Goal of the exercise
Drop every picture. Then return, exactly, the lines from the beginning of the listing below through the one containing "from matplotlib.ticker import".

Dataset section
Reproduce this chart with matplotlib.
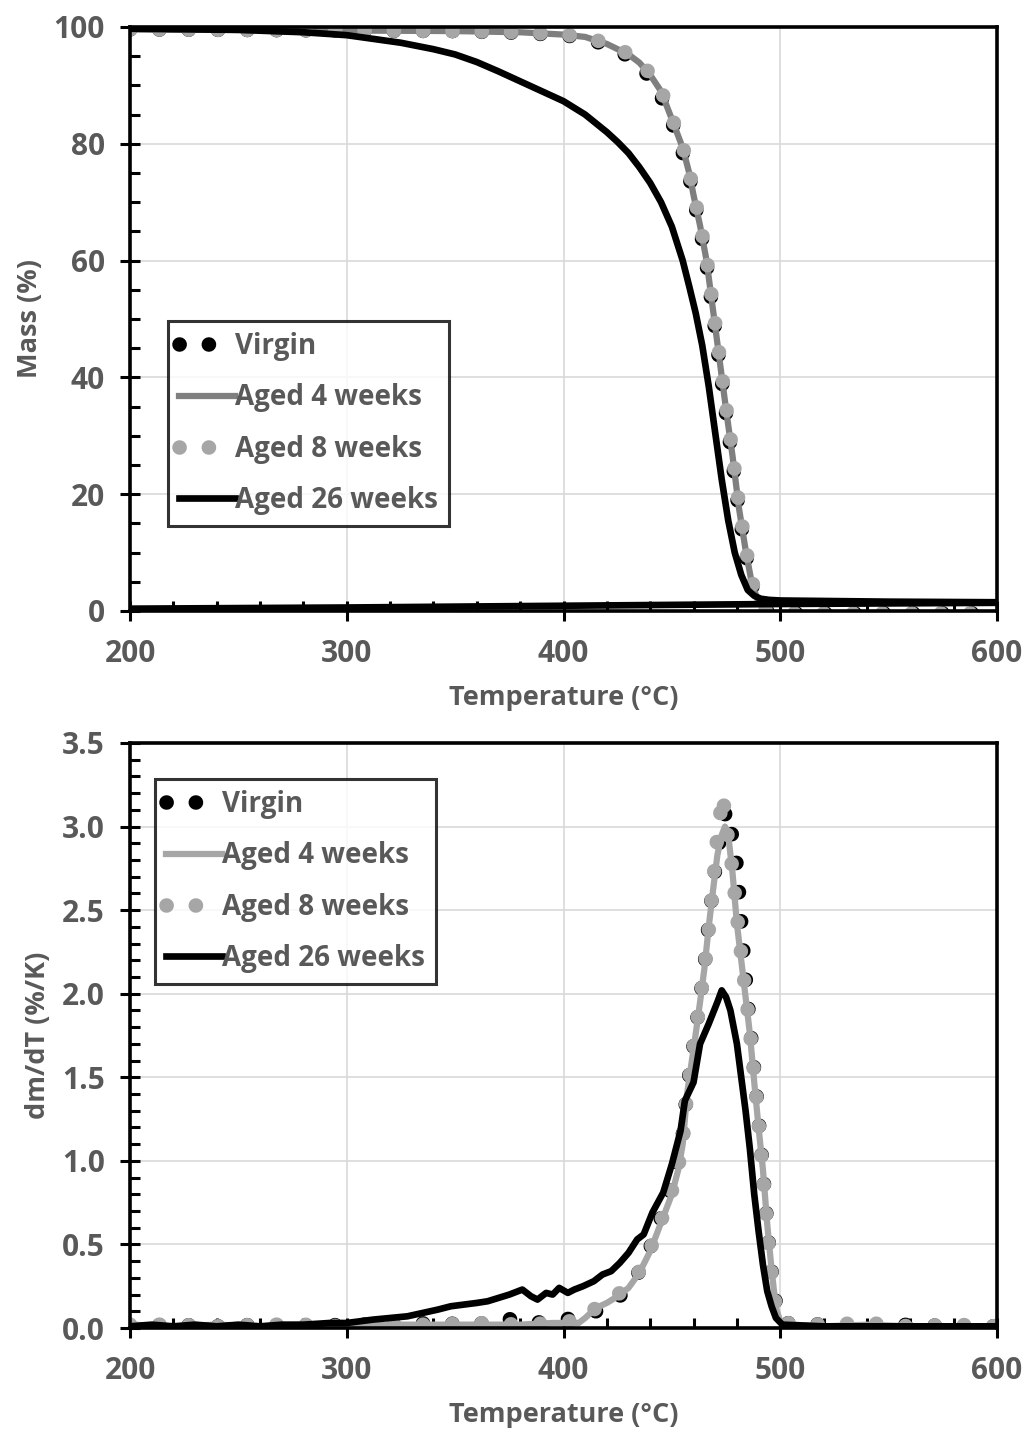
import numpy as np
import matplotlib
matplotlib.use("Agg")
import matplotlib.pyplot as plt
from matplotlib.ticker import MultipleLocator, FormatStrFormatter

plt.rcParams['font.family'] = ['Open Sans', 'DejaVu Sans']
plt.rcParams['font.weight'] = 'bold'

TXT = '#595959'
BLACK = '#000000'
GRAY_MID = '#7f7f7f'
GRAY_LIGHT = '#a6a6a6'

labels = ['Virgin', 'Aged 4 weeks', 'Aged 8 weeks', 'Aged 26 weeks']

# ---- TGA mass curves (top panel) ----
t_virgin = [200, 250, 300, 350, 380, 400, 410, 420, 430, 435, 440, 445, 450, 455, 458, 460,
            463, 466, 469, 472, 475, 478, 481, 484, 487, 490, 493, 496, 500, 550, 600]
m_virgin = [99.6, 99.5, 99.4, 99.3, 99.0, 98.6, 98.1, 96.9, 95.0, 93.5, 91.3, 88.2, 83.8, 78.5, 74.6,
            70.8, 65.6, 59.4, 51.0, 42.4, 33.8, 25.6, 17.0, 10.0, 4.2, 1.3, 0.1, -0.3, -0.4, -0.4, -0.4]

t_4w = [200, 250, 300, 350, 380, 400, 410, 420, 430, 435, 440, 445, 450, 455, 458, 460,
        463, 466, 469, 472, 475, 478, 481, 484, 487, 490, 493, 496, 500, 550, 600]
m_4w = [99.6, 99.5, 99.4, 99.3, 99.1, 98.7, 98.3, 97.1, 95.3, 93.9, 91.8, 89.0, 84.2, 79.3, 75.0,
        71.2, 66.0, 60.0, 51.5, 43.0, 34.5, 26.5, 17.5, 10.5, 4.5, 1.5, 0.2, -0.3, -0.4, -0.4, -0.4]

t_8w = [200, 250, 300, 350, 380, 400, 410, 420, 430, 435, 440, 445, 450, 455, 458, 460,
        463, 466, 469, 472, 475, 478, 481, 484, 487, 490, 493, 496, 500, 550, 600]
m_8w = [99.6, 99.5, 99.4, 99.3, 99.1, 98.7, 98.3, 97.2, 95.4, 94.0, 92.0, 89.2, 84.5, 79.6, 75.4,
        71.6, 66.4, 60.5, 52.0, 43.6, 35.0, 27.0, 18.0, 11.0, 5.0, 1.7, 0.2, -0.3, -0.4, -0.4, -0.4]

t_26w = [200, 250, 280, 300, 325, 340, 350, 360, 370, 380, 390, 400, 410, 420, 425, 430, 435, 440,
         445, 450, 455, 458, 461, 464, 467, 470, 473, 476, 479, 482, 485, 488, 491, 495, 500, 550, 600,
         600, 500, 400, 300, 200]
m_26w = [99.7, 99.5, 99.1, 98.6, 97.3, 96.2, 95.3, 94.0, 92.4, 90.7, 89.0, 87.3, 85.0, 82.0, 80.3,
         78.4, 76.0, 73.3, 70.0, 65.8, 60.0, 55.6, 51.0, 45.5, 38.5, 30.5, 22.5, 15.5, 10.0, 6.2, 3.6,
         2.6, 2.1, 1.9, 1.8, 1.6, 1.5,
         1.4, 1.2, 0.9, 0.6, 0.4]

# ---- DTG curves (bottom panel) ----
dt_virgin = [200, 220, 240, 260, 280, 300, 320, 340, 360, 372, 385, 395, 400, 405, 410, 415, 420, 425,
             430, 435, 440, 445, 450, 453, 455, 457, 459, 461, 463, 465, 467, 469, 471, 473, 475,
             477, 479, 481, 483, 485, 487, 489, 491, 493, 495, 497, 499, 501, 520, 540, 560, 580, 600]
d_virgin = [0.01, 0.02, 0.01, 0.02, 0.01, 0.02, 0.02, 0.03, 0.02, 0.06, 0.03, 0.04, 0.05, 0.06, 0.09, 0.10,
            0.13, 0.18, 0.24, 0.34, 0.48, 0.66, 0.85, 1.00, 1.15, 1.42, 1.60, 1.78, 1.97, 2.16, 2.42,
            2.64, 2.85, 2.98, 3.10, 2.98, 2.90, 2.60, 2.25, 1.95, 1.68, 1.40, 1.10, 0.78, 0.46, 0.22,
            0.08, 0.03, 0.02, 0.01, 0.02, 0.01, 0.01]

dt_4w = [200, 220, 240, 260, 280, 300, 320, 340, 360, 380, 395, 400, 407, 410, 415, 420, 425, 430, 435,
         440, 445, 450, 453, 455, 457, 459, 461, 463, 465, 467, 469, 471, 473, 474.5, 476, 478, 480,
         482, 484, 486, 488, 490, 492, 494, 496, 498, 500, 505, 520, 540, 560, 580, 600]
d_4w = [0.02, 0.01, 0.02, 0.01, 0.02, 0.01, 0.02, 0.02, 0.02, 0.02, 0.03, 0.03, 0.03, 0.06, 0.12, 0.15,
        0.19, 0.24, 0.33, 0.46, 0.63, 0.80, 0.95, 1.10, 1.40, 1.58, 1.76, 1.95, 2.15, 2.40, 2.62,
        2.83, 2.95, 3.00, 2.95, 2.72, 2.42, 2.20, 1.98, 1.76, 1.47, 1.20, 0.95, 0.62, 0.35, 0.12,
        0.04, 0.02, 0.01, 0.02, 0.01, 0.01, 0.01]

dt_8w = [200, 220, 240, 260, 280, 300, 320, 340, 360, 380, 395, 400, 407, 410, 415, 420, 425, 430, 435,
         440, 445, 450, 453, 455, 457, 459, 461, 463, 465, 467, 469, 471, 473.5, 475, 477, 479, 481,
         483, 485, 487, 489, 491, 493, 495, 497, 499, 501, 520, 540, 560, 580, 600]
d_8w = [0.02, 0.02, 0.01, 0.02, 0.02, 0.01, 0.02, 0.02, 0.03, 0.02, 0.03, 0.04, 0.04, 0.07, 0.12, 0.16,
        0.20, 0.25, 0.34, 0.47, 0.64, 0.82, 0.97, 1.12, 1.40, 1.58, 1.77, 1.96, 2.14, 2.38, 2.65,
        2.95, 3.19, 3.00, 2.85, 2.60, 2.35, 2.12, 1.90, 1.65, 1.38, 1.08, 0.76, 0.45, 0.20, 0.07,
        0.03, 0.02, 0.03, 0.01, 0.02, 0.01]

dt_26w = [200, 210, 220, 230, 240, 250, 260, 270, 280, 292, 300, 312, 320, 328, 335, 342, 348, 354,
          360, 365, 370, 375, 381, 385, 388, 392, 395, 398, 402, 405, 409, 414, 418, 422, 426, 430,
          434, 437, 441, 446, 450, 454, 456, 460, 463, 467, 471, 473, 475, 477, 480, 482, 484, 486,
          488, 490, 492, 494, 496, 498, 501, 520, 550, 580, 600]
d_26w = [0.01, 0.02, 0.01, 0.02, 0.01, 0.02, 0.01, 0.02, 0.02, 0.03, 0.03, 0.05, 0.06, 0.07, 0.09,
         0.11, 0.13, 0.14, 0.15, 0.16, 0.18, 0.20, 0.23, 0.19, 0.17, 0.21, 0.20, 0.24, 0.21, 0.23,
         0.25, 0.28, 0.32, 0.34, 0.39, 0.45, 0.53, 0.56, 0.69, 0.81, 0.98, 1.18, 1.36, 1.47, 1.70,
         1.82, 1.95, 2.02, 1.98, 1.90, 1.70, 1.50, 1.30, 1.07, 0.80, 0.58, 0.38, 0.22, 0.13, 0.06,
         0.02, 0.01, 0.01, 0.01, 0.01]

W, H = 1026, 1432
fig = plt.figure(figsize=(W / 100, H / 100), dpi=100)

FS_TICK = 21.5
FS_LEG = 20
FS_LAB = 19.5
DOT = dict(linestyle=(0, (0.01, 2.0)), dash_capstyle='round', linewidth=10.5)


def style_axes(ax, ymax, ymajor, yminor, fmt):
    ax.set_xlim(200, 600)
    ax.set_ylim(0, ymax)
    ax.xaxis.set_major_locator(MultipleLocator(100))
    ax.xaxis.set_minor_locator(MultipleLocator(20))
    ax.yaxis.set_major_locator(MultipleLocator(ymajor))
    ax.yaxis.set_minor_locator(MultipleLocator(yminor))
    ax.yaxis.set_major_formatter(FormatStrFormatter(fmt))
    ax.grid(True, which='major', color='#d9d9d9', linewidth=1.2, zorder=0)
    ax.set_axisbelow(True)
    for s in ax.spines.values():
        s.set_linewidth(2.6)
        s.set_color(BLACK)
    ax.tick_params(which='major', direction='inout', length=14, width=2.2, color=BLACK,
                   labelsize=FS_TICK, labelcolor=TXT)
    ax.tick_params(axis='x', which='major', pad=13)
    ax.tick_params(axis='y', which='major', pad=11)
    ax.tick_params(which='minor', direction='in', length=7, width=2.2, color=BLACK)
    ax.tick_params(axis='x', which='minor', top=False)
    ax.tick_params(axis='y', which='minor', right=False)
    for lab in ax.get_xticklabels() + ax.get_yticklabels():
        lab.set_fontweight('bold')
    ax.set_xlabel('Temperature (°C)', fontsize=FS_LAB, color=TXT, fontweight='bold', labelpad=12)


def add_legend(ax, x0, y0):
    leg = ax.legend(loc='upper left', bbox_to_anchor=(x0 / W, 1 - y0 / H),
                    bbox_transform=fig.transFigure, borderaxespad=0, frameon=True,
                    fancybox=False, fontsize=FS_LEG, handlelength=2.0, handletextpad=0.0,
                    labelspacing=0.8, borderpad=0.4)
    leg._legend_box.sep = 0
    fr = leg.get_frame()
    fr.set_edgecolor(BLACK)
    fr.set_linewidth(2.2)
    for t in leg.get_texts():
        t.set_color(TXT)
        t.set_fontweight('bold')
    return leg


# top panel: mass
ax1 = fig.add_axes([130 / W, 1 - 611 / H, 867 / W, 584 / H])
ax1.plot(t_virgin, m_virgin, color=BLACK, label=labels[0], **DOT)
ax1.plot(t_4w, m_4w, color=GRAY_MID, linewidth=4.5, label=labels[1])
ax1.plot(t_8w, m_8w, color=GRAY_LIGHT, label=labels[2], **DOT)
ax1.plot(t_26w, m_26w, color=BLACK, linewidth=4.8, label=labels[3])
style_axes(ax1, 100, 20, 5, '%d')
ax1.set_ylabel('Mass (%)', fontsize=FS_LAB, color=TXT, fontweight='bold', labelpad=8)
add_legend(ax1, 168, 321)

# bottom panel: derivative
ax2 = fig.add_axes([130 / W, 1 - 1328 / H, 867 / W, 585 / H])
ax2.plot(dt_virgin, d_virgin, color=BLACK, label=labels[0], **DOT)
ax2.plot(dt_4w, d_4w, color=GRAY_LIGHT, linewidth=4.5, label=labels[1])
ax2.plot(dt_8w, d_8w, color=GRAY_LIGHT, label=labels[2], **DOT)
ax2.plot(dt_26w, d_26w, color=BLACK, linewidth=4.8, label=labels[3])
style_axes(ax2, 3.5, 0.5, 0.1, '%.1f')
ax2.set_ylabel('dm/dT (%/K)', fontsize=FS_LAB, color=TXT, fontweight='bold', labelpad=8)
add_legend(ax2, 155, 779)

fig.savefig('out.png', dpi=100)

Solution for this exercise
Reproduce this chart with matplotlib.
import numpy as np
import matplotlib
matplotlib.use("Agg")
import matplotlib.pyplot as plt
from matplotlib.ticker import MultipleLocator, FormatStrFormatter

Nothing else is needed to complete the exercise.